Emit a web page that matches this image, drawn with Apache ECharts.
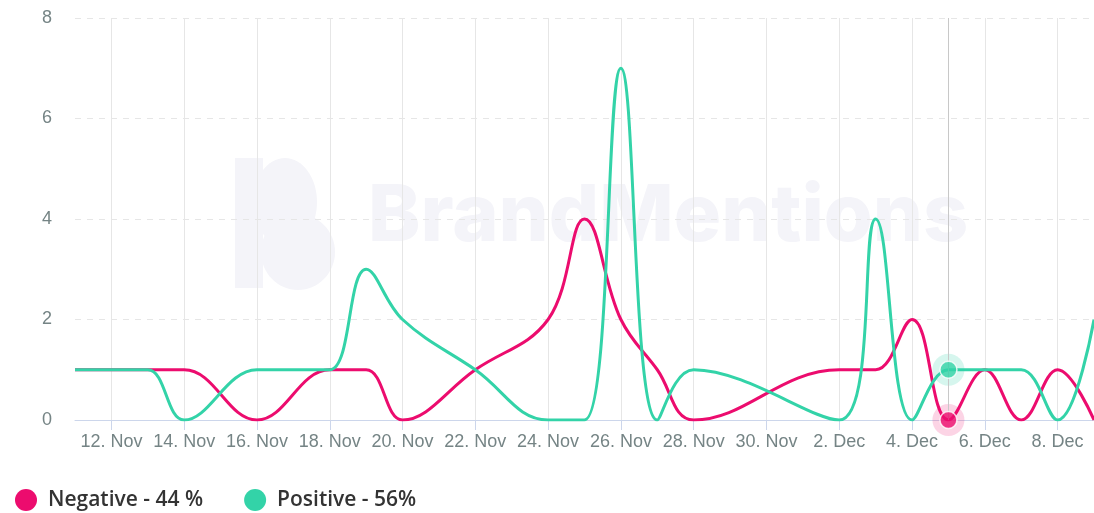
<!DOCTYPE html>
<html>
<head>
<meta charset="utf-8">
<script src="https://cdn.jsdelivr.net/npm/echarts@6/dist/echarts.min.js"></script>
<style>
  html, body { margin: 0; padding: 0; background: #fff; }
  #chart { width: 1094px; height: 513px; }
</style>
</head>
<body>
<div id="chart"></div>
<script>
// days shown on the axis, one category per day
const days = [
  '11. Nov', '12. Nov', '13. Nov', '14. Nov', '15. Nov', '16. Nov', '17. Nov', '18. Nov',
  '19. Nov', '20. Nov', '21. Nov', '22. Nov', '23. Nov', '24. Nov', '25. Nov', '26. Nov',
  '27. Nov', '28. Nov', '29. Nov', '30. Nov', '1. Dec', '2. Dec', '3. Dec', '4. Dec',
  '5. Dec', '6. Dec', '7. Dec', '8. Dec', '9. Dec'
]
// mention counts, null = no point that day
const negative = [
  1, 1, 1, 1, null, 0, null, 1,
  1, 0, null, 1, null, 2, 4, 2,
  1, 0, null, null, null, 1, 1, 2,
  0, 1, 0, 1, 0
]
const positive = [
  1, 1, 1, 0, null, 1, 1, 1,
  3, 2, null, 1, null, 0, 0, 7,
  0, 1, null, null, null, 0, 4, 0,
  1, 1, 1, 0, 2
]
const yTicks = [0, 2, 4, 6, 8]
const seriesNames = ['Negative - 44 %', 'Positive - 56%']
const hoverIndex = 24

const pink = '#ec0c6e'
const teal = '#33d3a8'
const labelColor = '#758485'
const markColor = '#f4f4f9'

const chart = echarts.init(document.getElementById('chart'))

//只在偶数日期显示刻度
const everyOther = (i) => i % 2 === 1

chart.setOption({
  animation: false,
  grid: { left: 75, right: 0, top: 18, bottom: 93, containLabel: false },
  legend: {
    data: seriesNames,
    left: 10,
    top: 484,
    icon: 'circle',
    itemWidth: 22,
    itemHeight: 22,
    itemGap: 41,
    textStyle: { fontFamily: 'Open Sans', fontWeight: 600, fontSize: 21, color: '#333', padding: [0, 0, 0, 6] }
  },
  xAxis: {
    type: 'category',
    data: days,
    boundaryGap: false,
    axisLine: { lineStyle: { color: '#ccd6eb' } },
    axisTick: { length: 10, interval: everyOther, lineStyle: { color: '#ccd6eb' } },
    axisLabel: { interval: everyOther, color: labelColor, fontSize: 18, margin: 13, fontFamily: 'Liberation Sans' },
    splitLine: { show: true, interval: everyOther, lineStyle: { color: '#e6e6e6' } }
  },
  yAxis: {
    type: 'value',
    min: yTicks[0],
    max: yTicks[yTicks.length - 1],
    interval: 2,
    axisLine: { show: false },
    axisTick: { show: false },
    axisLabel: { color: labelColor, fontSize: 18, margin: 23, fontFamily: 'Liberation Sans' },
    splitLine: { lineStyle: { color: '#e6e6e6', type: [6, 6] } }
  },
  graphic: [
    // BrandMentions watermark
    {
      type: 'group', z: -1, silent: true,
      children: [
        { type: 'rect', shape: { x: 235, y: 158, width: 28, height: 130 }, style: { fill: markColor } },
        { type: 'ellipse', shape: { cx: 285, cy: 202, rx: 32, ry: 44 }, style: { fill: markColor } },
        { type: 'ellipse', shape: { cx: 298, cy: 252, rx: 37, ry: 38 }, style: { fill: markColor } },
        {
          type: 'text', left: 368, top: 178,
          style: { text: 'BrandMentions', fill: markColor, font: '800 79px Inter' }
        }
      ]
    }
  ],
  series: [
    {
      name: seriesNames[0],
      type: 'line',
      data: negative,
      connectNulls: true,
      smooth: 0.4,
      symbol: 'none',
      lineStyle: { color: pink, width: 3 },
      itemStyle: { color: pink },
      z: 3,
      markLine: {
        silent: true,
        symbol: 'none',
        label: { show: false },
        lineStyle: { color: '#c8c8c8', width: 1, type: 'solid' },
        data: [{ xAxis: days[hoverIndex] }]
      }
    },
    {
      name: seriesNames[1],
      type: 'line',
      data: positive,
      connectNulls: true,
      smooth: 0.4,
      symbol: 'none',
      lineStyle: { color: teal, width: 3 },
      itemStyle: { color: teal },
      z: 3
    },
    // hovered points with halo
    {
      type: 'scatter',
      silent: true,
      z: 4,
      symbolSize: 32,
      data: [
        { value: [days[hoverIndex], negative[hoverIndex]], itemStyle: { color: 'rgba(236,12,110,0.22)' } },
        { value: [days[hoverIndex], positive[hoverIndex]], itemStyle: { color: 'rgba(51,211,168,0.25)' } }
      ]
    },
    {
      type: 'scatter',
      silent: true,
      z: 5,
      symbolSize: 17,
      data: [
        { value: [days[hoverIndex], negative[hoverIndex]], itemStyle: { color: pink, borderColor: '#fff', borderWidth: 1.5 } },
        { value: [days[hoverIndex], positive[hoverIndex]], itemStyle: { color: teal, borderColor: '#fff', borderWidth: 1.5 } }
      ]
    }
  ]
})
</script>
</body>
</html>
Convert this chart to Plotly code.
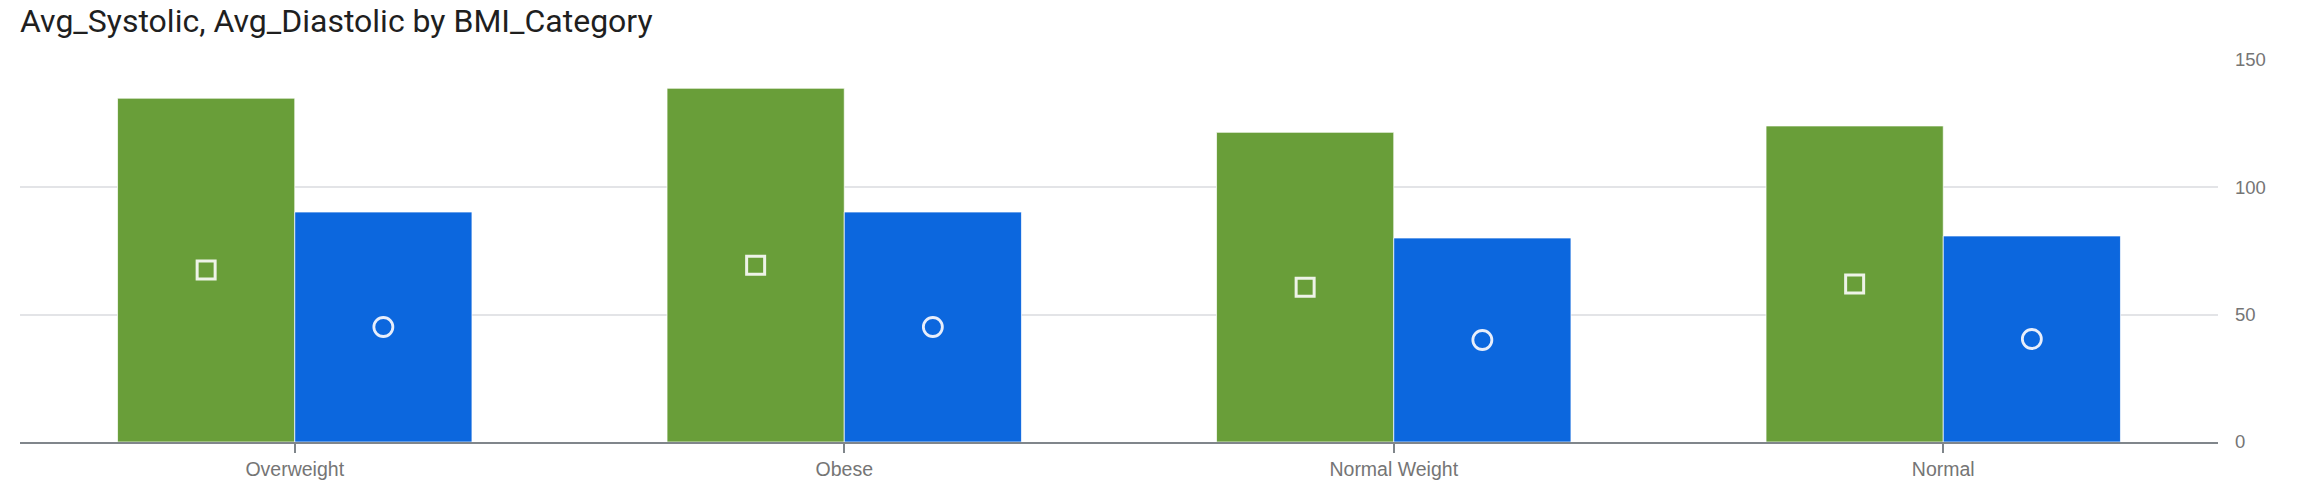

====

# BRIEF
Transcribe the records above exactly, leaving out every picture.

# RESPONSE TO THIS TASK
Emit a web page that matches this image, drawn with Apache ECharts.
<!DOCTYPE html>
<html>
<head>
<meta charset="utf-8">
<script src="https://cdn.jsdelivr.net/npm/echarts@6/dist/echarts.min.js"></script>
<style>
  html, body { margin: 0; padding: 0; background: #fff; }
  #chart { width: 1094px; height: 513px; }
</style>
</head>
<body>
<div id="chart"></div>
<script>
// days shown on the axis, one category per day
const days = [
  '11. Nov', '12. Nov', '13. Nov', '14. Nov', '15. Nov', '16. Nov', '17. Nov', '18. Nov',
  '19. Nov', '20. Nov', '21. Nov', '22. Nov', '23. Nov', '24. Nov', '25. Nov', '26. Nov',
  '27. Nov', '28. Nov', '29. Nov', '30. Nov', '1. Dec', '2. Dec', '3. Dec', '4. Dec',
  '5. Dec', '6. Dec', '7. Dec', '8. Dec', '9. Dec'
]
// mention counts, null = no point that day
const negative = [
  1, 1, 1, 1, null, 0, null, 1,
  1, 0, null, 1, null, 2, 4, 2,
  1, 0, null, null, null, 1, 1, 2,
  0, 1, 0, 1, 0
]
const positive = [
  1, 1, 1, 0, null, 1, 1, 1,
  3, 2, null, 1, null, 0, 0, 7,
  0, 1, null, null, null, 0, 4, 0,
  1, 1, 1, 0, 2
]
const yTicks = [0, 2, 4, 6, 8]
const seriesNames = ['Negative - 44 %', 'Positive - 56%']
const hoverIndex = 24

const pink = '#ec0c6e'
const teal = '#33d3a8'
const labelColor = '#758485'
const markColor = '#f4f4f9'

const chart = echarts.init(document.getElementById('chart'))

//只在偶数日期显示刻度
const everyOther = (i) => i % 2 === 1

chart.setOption({
  animation: false,
  grid: { left: 75, right: 0, top: 18, bottom: 93, containLabel: false },
  legend: {
    data: seriesNames,
    left: 10,
    top: 484,
    icon: 'circle',
    itemWidth: 22,
    itemHeight: 22,
    itemGap: 41,
    textStyle: { fontFamily: 'Open Sans', fontWeight: 600, fontSize: 21, color: '#333', padding: [0, 0, 0, 6] }
  },
  xAxis: {
    type: 'category',
    data: days,
    boundaryGap: false,
    axisLine: { lineStyle: { color: '#ccd6eb' } },
    axisTick: { length: 10, interval: everyOther, lineStyle: { color: '#ccd6eb' } },
    axisLabel: { interval: everyOther, color: labelColor, fontSize: 18, margin: 13, fontFamily: 'Liberation Sans' },
    splitLine: { show: true, interval: everyOther, lineStyle: { color: '#e6e6e6' } }
  },
  yAxis: {
    type: 'value',
    min: yTicks[0],
    max: yTicks[yTicks.length - 1],
    interval: 2,
    axisLine: { show: false },
    axisTick: { show: false },
    axisLabel: { color: labelColor, fontSize: 18, margin: 23, fontFamily: 'Liberation Sans' },
    splitLine: { lineStyle: { color: '#e6e6e6', type: [6, 6] } }
  },
  graphic: [
    // BrandMentions watermark
    {
      type: 'group', z: -1, silent: true,
      children: [
        { type: 'rect', shape: { x: 235, y: 158, width: 28, height: 130 }, style: { fill: markColor } },
        { type: 'ellipse', shape: { cx: 285, cy: 202, rx: 32, ry: 44 }, style: { fill: markColor } },
        { type: 'ellipse', shape: { cx: 298, cy: 252, rx: 37, ry: 38 }, style: { fill: markColor } },
        {
          type: 'text', left: 368, top: 178,
          style: { text: 'BrandMentions', fill: markColor, font: '800 79px Inter' }
        }
      ]
    }
  ],
  series: [
    {
      name: seriesNames[0],
      type: 'line',
      data: negative,
      connectNulls: true,
      smooth: 0.4,
      symbol: 'none',
      lineStyle: { color: pink, width: 3 },
      itemStyle: { color: pink },
      z: 3,
      markLine: {
        silent: true,
        symbol: 'none',
        label: { show: false },
        lineStyle: { color: '#c8c8c8', width: 1, type: 'solid' },
        data: [{ xAxis: days[hoverIndex] }]
      }
    },
    {
      name: seriesNames[1],
      type: 'line',
      data: positive,
      connectNulls: true,
      smooth: 0.4,
      symbol: 'none',
      lineStyle: { color: teal, width: 3 },
      itemStyle: { color: teal },
      z: 3
    },
    // hovered points with halo
    {
      type: 'scatter',
      silent: true,
      z: 4,
      symbolSize: 32,
      data: [
        { value: [days[hoverIndex], negative[hoverIndex]], itemStyle: { color: 'rgba(236,12,110,0.22)' } },
        { value: [days[hoverIndex], positive[hoverIndex]], itemStyle: { color: 'rgba(51,211,168,0.25)' } }
      ]
    },
    {
      type: 'scatter',
      silent: true,
      z: 5,
      symbolSize: 17,
      data: [
        { value: [days[hoverIndex], negative[hoverIndex]], itemStyle: { color: pink, borderColor: '#fff', borderWidth: 1.5 } },
        { value: [days[hoverIndex], positive[hoverIndex]], itemStyle: { color: teal, borderColor: '#fff', borderWidth: 1.5 } }
      ]
    }
  ]
})
</script>
</body>
</html>
Convert this chart to Plotly code.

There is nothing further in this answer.